Sarah Savidge, Lifestyles Team Leader at Admiral Court Care Home, says, “The purpose of adding memories to the baby elephant is to show that people have a long life and lots of wonderful stories to share, which don’t always get heard.
“The activity really got them thinking and was a great recall exercise. Every single resident got involved, and many are now engaging in more activities and spending time with their new friends, which is amazing to see.”
The care home’s baby elephant was named ‘Remi’ because of the reminiscing it evoked with the residents.
The memories include bike rides taken as children, waving at planes as they flew over in the second world war, Queen Elizabeth’s Coronation and her son King Charles’ Coronation this year.

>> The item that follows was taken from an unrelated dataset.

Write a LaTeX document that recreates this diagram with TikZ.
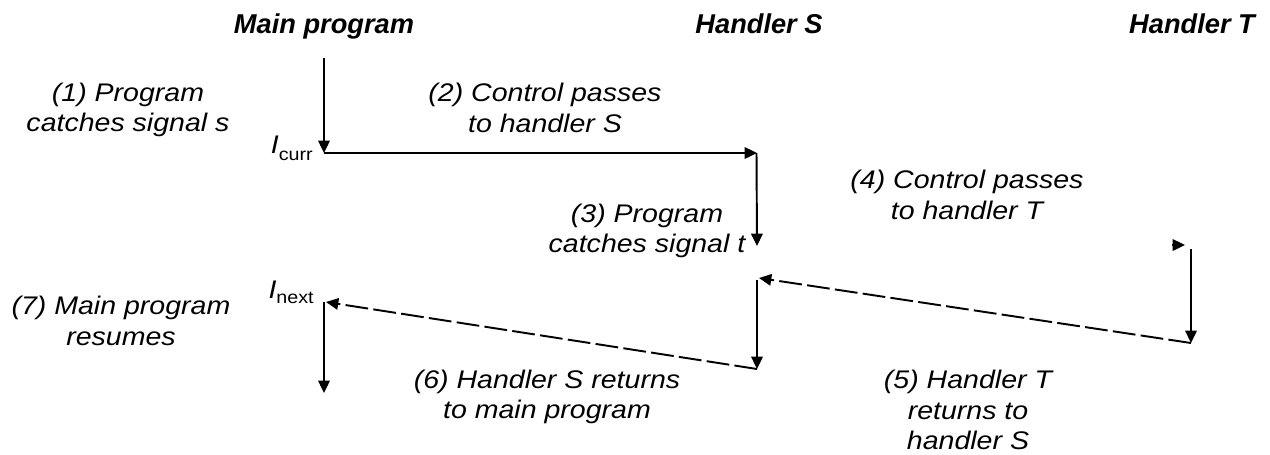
\documentclass[tikz,border=0pt]{standalone}
\usepackage{fontspec}
\setmainfont{Liberation Sans}[FakeStretch=1.12]
\newfontfamily\titlefont{Liberation Sans}
\usetikzlibrary{arrows.meta, positioning}

\begin{document}
\begin{tikzpicture}[
  x=0.02cm, y=-0.02cm,
  font=\fontsize{14.5}{17.5}\selectfont\itshape,
  title/.style={
    font=\titlefont\fontsize{15.5}{17.5}\selectfont\bfseries\itshape,
    anchor=base
  },
  lbl/.style={
    align=center,
    inner sep=0pt
  },
  arrow/.style={
    draw=black,
    line width=1.1pt,
    -{Triangle[length=7pt,width=6.5pt]}
  },
  retarrow/.style={
    arrow,
    dash pattern=on 13pt off 3pt
  }
]
\useasboundingbox (0,0) rectangle (1270,454);

% Column titles
\node[title] (mainp) at (324,33) {Main program};
\node[title] (hands) at (759,33) {Handler S};
\node[title] (handt) at (1192,33) {Handler T};

% Points of the control flow
\coordinate (m0) at (324,58);
\coordinate (icurr) at (324,153);
\coordinate (s0) at (757,153);
\coordinate (s0a) at (756.5,153);
\coordinate (s1) at (757,246);
\coordinate (t4a) at (1172,245);
\coordinate (t4b) at (1185,245);
\coordinate (t0) at (1191,249);
\coordinate (t1) at (1191,343);
\coordinate (s2) at (759,278);
\coordinate (s2top) at (757,280);
\coordinate (s3) at (757,369);
\coordinate (inext) at (326,302);
\coordinate (m1) at (324,302);
\coordinate (m2) at (324,393);

% Flow of control
\draw[arrow] (m0) -- (icurr);
\draw[arrow] (icurr) -- (s0);
\draw[arrow] (s0a) -- (s1);
\draw[arrow] (t4a) -- (t4b);
\draw[arrow] (t0) -- (t1);
\draw[retarrow] (t1) -- (s2);
\draw[arrow] (s2top) -- (s3);
\draw[retarrow] (s3) -- (inext);
\draw[arrow] (m1) -- (m2);

% Instruction labels
\node[anchor=base east, inner sep=0pt] (lcurr) at (313,153)
{I\raisebox{-4pt}{\fontsize{10}{11}\selectfont\upshape curr}};
\node[anchor=base east, inner sep=0pt] (lnext) at (314,298)
{I\raisebox{-3pt}{\fontsize{10}{11}\selectfont\upshape next}};

% Step labels
\node[lbl] (step1) at (128,110) {(1) Program\\catches signal s};
\node[lbl] (step2) at (545,108) {(2) Control passes\\to handler S};
\node[lbl] (step3) at (647,231) {(3) Program\\catches signal t};
\node[lbl] (step4) at (967,195) {(4) Control passes\\to handler T};
\node[lbl] (step7) at (121,321) {(7) Main program\\resumes};
\node[lbl] (step6) at (547,397) {(6) Handler S returns\\to main program};
\node[lbl] (step5) at (968,410) {(5) Handler T\\returns to\\handler S};

\end{tikzpicture}
\end{document}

One very special ‘Polaroid’ memory is of resident Joan Plant, aged 99, being appointed the rank of Chevalier in the Ordre national de la Légion d’honneur in 2019. Joan received The National Order of the Legion of Honour, the highest French order of merit, both military and civil, for her involvement in liberating France during the Second World War.
When Joan was 19, she joined the Women’s Auxiliary Air Force, becoming an RDF Operator (radar as it was later known). It was top secret, so she had to sign the Official Secrets Act. In 1943 she seconded to Portsmouth to plot boats and low-flying aircraft on maps for the Navy, including D-Day. Her direct involvement helped to shorten the end of the war.
Talking about her experience with the Learning Programme, Joan says, “It got me thinking about my memories again. They were all coming into my head at night, so I started to make a list. Looking at Remi is like looking back at an open book of my life.”
As well as being an unforgettable event for all involved, the art trail will raise thousands of pounds for Havens Hospices, allowing the charity to provide free specialist care for local adults, children, and families who need them.
Lauren Eagle-Allen, Learning Programme Lead at Havens Hospices, says, “It’s heart-warming to see how Remi has affected the residents at Admiral Court Care Home.
“This is a wonderful example of the community effort the Learning Programme brings to all of those who get involved.”